(Bloomberg) -- Traders tempered expectations for the largest South African increase in borrowing costs in almost two decades after the head of the nation’s central bank said it may consider raising interest rates by only half a percentage point in July.
Annual inflation that surged above the Reserve Bank’s target range for the first time in more than five years in May had moved traders to price in at least one 75-basis-point increase this year. A three-quarter percentage point hike would be the biggest since September 2002, when the bank lifted the benchmark rate by 100 basis points.
Before the price shock, the implied policy rate path of its quarterly projection model, which the monetary policy committee uses as a guide, indicated the key rate will be at 5.3% by year-end.

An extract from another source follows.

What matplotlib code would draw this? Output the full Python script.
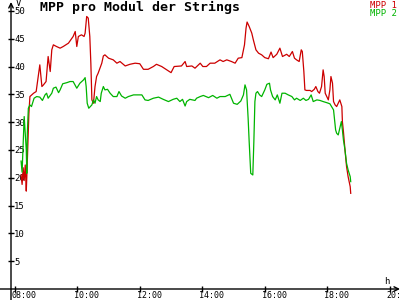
import matplotlib
matplotlib.use("Agg")
from matplotlib import pyplot as plt
from matplotlib.transforms import ScaledTranslation
import numpy as np

# minutes after 08:00 and module voltage (V)
mpp1_min = [12, 14, 16, 18, 20, 22, 23, 25, 27, 29, 36, 41, 45, 48, 52, 55, 60, 64, 68, 71,
            74, 80, 87, 93, 103, 112, 116, 119, 122, 128, 133, 135, 138, 141, 144, 146, 148, 151, 154, 157,
            160, 167, 170, 173, 180, 189, 196, 202, 212, 221, 231, 240, 247, 256, 266, 272, 282, 292, 300, 306,
            320, 327, 330, 340, 346, 356, 361, 368, 375, 384, 394, 400, 407, 416, 423, 429, 436, 441, 444, 446,
            450, 455, 458, 463, 468, 474, 480, 487, 492, 496, 503, 509, 514, 522, 527, 533, 537, 541, 546, 550,
            552, 555, 557, 560, 567, 570, 575, 578, 582, 585, 589, 592, 594, 596, 599, 602, 605, 607, 610, 612,
            615, 618, 621, 624, 628, 629, 631, 634, 637, 640, 644, 645]
mpp1_v = [20.5, 18.8, 21.8, 19.5, 22.3, 17.6, 20.0, 26.0, 31.5, 34.6, 35.2, 35.5, 38.2, 40.3, 36.4, 36.7, 37.3, 41.8, 39.1, 43.0,
          43.9, 43.6, 43.3, 43.6, 44.2, 45.4, 46.3, 43.6, 45.4, 45.7, 45.4, 46.0, 49.0, 48.7, 45.4, 40.6, 34.0, 33.4, 36.4, 38.2,
          38.8, 40.6, 41.9, 42.1, 41.5, 41.2, 40.6, 40.9, 40.1, 40.4, 40.6, 40.5, 39.5, 39.5, 40.0, 40.4, 40.0, 39.4, 38.9, 40.0,
          40.1, 40.9, 40.0, 40.1, 39.7, 40.6, 40.0, 40.0, 40.6, 40.6, 41.2, 40.9, 41.2, 40.9, 40.6, 41.5, 41.6, 43.9, 46.9, 48.0,
          47.2, 46.0, 44.8, 43.0, 42.4, 42.1, 41.6, 41.4, 42.6, 41.6, 42.2, 43.3, 41.8, 42.2, 41.8, 42.7, 41.5, 41.2, 40.9, 43.0,
          42.7, 39.1, 35.8, 35.7, 35.7, 35.5, 35.9, 36.4, 35.5, 35.2, 36.4, 39.4, 38.2, 35.2, 34.6, 34.0, 35.8, 38.2, 37.0, 33.7,
          33.1, 32.8, 33.4, 34.0, 32.8, 30.1, 28.3, 25.0, 22.0, 20.2, 18.4, 17.2]

mpp2_min = [12, 14, 16, 18, 20, 22, 23, 24, 26, 29, 32, 37, 42, 48, 53, 58, 61, 64, 71, 74,
            79, 84, 87, 92, 100, 106, 112, 119, 125, 132, 135, 137, 139, 142, 148, 151, 154, 157, 160, 164,
            166, 170, 173, 178, 183, 189, 196, 200, 205, 212, 218, 228, 244, 250, 256, 266, 276, 285, 295, 304,
            311, 317, 322, 327, 330, 336, 346, 349, 356, 362, 372, 380, 388, 394, 404, 413, 420, 427, 434, 439,
            442, 445, 448, 450, 453, 457, 459, 461, 463, 466, 470, 474, 480, 484, 489, 491, 495, 500, 504, 509,
            513, 519, 525, 532, 537, 541, 548, 554, 559, 564, 569, 573, 580, 586, 592, 599, 605, 612, 614, 616,
            618, 621, 624, 627, 629, 631, 634, 637, 640, 644, 645]
mpp2_v = [23.0, 21.0, 26.0, 31.0, 28.0, 25.0, 20.8, 28.0, 32.5, 33.1, 32.8, 34.3, 34.6, 34.5, 33.9, 34.9, 35.2, 34.3, 35.2, 36.1,
          36.3, 35.3, 35.8, 36.9, 37.1, 37.3, 37.3, 36.1, 37.0, 37.6, 38.0, 36.4, 33.4, 32.5, 33.1, 34.0, 33.4, 34.6, 34.0, 33.7,
          35.2, 36.4, 35.8, 35.9, 35.2, 34.6, 34.6, 35.5, 34.7, 34.3, 34.6, 34.9, 34.9, 34.0, 33.9, 34.3, 34.5, 34.1, 33.7, 34.1,
          34.3, 33.7, 34.1, 32.9, 33.7, 34.1, 33.9, 34.3, 34.6, 34.8, 34.4, 34.8, 34.3, 34.6, 34.6, 35.0, 33.4, 33.2, 33.8, 34.9,
          36.7, 35.8, 30.7, 26.5, 20.8, 20.5, 26.5, 33.7, 35.2, 35.5, 34.9, 34.6, 35.8, 36.8, 37.0, 35.8, 34.6, 34.0, 34.9, 33.4,
          35.2, 35.2, 34.9, 34.6, 34.0, 34.3, 33.9, 34.3, 33.9, 34.1, 34.9, 33.7, 34.0, 33.9, 33.7, 33.5, 33.3, 32.2, 30.4, 28.6,
          28.0, 27.7, 28.9, 30.1, 28.6, 26.8, 25.0, 22.6, 21.4, 20.2, 19.3]

y_ticks = [5, 10, 15, 20, 25, 30, 35, 40, 45, 50]
x_ticks = [8, 10, 12, 14, 16, 18, 20]
x_labels = ["08:00", "10:00", "12:00", "14:00", "16:00", "18:00", "20:"]

red = "#cc0000"
green = "#00b400"
font = "DejaVu Sans Mono"

fig = plt.figure(figsize=(4, 3), dpi=100)
ax = fig.add_axes([11 / 400, 11 / 300, 389 / 400, 287 / 300])

ax.plot(8 + np.array(mpp1_min) / 60, mpp1_v, color=red, lw=0.9)
ax.plot(8 + np.array(mpp2_min) / 60, mpp2_v, color=green, lw=0.9)

ax.set_xlim(7.878, 20.327)
ax.set_ylim(0, 51.6)

for s in ax.spines.values():
	s.set_visible(False)

# axes drawn as arrows crossing each other
ax.annotate("", xy=(1.0, 0), xytext=(-0.03, 0), xycoords="axes fraction",
            arrowprops=dict(arrowstyle="->", lw=1.0, color="black", shrinkA=0, shrinkB=0,
                            mutation_scale=8), annotation_clip=False)
ax.annotate("", xy=(0, 1.0), xytext=(0, -0.04), xycoords="axes fraction",
            arrowprops=dict(arrowstyle="->", lw=1.0, color="black", shrinkA=0, shrinkB=0,
                            mutation_scale=8), annotation_clip=False)

ax.set_xticks(x_ticks)
ax.set_xticklabels(x_labels, fontsize=6, family=font, ha="left")
ax.set_yticks(y_ticks)
ax.set_yticklabels([str(v) for v in y_ticks], fontsize=6.5, family=font, ha="left")
ax.tick_params(direction="inout", length=5, width=1, pad=1)
ax.tick_params(axis="x", pad=0)

for lbl in ax.get_xticklabels():
	lbl.set_transform(lbl.get_transform() + ScaledTranslation(-3 / 100, 1 / 100, fig.dpi_scale_trans))
for lbl in ax.get_yticklabels():
	lbl.set_transform(lbl.get_transform() + ScaledTranslation(8 / 100, 0, fig.dpi_scale_trans))

fig.text(40 / 400, 1 - 7 / 300, "MPP pro Modul der Strings", fontsize=9.5, family=font,
         fontweight="bold", ha="left", va="center")
fig.text(397 / 400, 1 - 5 / 300, "MPP 1", color=red, fontsize=6.5, family=font, ha="right", va="center")
fig.text(397 / 400, 1 - 13 / 300, "MPP 2", color=green, fontsize=6.5, family=font, ha="right", va="center")
fig.text(18 / 400, 1 - 3 / 300, "V", fontsize=6.5, family=font, ha="center", va="center")
fig.text(387 / 400, 1 - 281 / 300, "h", fontsize=6.5, family=font, ha="center", va="center")

fig.savefig("out.png", dpi=100)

While the central bank’s baseline scenario for increases of 25 basis points at each of its next three meetings remains, the possibility of lifting the repurchase rate by 50 basis points next month is “not off the table,” Governor Lesetja Kganyago said in an interview with Bloomberg TV on the sidelines of the European Central Bank’s annual policy forum in Sintra, Portugal.

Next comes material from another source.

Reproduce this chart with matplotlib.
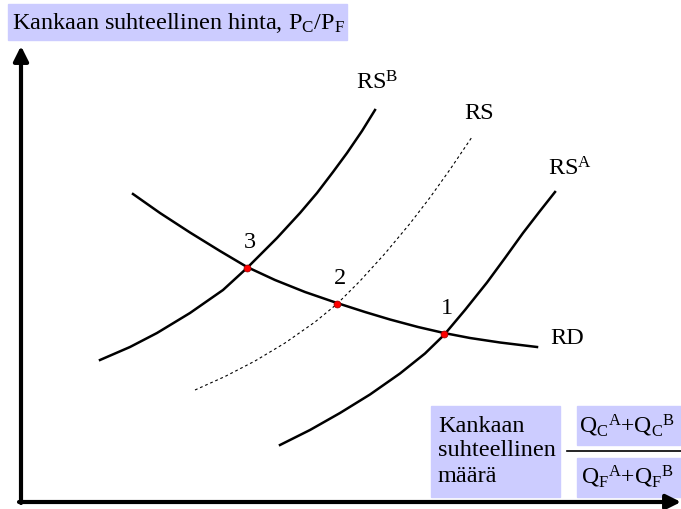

Forward-rate agreements, used to speculate on borrowing costs, are now pricing in about 50 basis points of tightening at the next MPC meeting scheduled for July 21. That compares with 63 basis points before Kganyago’s comments. The market anticipates 175 basis points of hikes in total by year-end.
The annual inflation rate climbed to 6.5% in May, compared with the central bank’s estimate of 6.3%, Kganyago said. The Reserve Bank prefers to anchor inflation expectations close to the midpoint of its 3% to 6% target range and has raised the key rate by a cumulative 125 basis points to 4.75% since November.

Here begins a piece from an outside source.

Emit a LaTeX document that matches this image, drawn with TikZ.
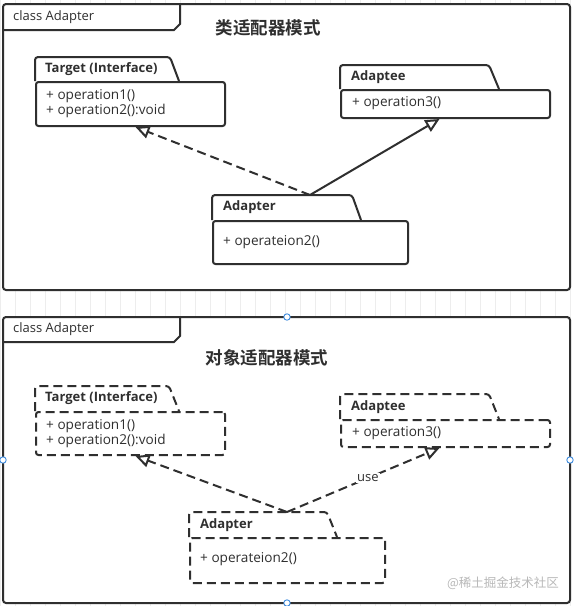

While the MPC seeks to look beyond temporary price shocks, it can’t wait for “concrete evidence that second-round effects are kicking in” in an uncertain environment, he said. It’s “going to have to take a view about the likelihood of second-round effects kicking in and thus acting.”
Aggressive upward moves should help prop up a local currency that’s weakened since the Fed delivered it biggest interest-rate increase since 2000 and anchor domestic inflation expectations.
Still, the unwinding of extraordinary pandemic-era monetary policy stimulus measures are likely to draw criticism from some politicians and labor unions amid a deterioration in domestic economic prospects and fears of a cost-of-living crisis.
“We don’t even see it so much as a slamming of the brakes,” Kganyago said. “It is more like taking your foot off the accelerator than slamming on the brakes.”
In May, the central bank cut its 2022 economic growth forecast for South Africa to 1.7% from 2%. That’s after deadly floods wreaked havoc in KwaZulu-Natal province, the second-largest contributor to gross domestic product. It’s likely to lower its projection even further after state-owned power utility Eskom Holdings SOC Ltd., which generates almost all of the country’s electricity, deepened power cuts to the worst level since 2019.